Recorded information =
____________
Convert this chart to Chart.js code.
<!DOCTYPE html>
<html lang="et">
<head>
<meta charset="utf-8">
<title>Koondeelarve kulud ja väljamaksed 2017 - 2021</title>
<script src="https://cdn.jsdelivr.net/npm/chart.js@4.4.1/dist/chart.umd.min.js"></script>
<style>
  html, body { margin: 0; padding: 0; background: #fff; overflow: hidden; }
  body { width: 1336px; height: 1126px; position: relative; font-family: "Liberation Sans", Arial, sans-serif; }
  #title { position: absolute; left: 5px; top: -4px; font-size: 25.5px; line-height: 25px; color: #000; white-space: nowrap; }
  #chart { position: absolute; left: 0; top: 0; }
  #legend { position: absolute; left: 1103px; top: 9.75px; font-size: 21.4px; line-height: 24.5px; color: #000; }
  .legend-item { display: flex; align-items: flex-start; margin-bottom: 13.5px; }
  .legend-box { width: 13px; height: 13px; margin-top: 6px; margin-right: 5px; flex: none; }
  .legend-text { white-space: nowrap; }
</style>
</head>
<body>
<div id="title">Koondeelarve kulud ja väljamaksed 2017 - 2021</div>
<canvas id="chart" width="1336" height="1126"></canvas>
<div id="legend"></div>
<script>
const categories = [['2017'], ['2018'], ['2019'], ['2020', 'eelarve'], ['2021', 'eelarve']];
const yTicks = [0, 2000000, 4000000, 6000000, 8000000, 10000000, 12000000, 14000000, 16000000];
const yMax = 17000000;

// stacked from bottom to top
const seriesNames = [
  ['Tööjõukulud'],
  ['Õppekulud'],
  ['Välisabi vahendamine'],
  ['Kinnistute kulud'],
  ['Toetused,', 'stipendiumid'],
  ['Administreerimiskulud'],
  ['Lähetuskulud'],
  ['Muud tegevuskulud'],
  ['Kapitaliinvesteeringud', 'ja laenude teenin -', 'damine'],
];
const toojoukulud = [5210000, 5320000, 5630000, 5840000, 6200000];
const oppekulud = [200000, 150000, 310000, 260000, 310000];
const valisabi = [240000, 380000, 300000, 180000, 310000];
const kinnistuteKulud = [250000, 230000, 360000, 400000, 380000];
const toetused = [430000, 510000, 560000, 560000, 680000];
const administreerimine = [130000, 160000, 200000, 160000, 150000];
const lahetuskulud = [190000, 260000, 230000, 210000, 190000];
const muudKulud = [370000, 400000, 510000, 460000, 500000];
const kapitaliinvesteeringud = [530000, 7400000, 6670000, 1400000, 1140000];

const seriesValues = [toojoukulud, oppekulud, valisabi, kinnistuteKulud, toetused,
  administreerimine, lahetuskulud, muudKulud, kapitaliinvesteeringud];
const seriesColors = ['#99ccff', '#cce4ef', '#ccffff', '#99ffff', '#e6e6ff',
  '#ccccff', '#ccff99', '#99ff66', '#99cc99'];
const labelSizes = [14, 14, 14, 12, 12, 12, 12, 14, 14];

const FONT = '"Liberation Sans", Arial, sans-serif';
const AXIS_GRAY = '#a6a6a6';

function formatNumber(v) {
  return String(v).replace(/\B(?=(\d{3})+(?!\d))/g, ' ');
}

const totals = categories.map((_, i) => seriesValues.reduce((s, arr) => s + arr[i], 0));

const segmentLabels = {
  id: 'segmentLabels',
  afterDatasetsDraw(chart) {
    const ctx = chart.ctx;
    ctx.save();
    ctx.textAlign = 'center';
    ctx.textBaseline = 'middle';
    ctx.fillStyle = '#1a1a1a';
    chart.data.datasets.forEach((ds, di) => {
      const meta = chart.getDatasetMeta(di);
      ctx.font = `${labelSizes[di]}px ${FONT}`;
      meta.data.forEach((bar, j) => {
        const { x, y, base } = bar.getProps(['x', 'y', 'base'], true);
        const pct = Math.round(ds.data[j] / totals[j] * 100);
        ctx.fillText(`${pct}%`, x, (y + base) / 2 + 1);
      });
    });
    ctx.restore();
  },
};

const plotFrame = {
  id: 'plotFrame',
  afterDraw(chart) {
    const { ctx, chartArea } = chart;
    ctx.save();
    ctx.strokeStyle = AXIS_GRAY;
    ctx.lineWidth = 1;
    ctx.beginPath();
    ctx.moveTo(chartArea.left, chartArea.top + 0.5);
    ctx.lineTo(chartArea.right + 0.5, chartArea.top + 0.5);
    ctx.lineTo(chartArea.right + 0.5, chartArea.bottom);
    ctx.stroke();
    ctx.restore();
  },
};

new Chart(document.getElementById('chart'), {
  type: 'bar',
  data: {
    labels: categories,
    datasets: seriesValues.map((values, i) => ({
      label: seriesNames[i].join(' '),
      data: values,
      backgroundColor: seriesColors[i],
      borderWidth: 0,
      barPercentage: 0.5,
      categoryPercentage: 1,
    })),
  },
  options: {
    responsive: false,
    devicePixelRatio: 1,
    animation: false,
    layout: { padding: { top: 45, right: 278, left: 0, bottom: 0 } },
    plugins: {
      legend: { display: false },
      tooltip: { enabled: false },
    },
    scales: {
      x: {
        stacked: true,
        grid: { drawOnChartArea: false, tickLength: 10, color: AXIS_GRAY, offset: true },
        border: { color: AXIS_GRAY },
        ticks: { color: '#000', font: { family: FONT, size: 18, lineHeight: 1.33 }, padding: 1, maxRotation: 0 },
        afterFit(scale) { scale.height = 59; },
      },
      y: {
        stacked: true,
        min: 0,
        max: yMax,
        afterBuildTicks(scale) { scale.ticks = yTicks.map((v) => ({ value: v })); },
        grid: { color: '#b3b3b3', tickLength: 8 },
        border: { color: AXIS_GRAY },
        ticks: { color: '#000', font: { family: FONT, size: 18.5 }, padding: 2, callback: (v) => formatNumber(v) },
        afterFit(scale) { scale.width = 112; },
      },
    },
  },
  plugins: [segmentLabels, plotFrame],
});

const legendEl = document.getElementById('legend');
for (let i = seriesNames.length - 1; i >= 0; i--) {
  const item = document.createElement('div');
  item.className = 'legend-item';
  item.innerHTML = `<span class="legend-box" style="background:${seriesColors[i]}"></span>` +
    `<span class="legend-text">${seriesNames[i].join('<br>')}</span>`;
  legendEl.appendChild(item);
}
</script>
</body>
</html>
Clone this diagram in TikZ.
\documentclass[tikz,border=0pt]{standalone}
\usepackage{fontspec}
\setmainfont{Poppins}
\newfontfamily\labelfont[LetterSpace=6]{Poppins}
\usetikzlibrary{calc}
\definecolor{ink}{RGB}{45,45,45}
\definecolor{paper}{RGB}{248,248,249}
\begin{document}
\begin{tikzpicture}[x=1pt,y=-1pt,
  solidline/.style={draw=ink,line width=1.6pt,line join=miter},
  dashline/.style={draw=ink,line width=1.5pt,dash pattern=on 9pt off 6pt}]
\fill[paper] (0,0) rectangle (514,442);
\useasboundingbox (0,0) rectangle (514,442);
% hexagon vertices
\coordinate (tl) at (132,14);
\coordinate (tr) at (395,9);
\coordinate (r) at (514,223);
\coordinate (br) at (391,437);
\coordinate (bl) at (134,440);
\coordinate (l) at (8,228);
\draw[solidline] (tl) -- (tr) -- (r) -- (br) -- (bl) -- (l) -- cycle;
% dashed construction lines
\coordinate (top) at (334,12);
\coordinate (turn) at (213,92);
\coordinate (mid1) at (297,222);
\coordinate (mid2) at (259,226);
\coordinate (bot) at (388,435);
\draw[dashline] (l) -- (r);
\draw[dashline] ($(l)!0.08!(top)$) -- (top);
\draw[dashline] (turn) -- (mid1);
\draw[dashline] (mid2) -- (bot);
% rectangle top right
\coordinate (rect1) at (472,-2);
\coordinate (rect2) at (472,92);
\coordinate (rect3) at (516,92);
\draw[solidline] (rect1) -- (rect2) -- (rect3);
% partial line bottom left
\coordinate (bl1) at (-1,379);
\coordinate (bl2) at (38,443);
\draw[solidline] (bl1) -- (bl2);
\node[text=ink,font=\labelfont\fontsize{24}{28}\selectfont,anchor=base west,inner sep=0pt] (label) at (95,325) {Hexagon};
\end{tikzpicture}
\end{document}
____________
Problem requirements =
Extract each line holding the string "this".

Problem solution =
Convert this chart to Chart.js code.
Clone this diagram in TikZ.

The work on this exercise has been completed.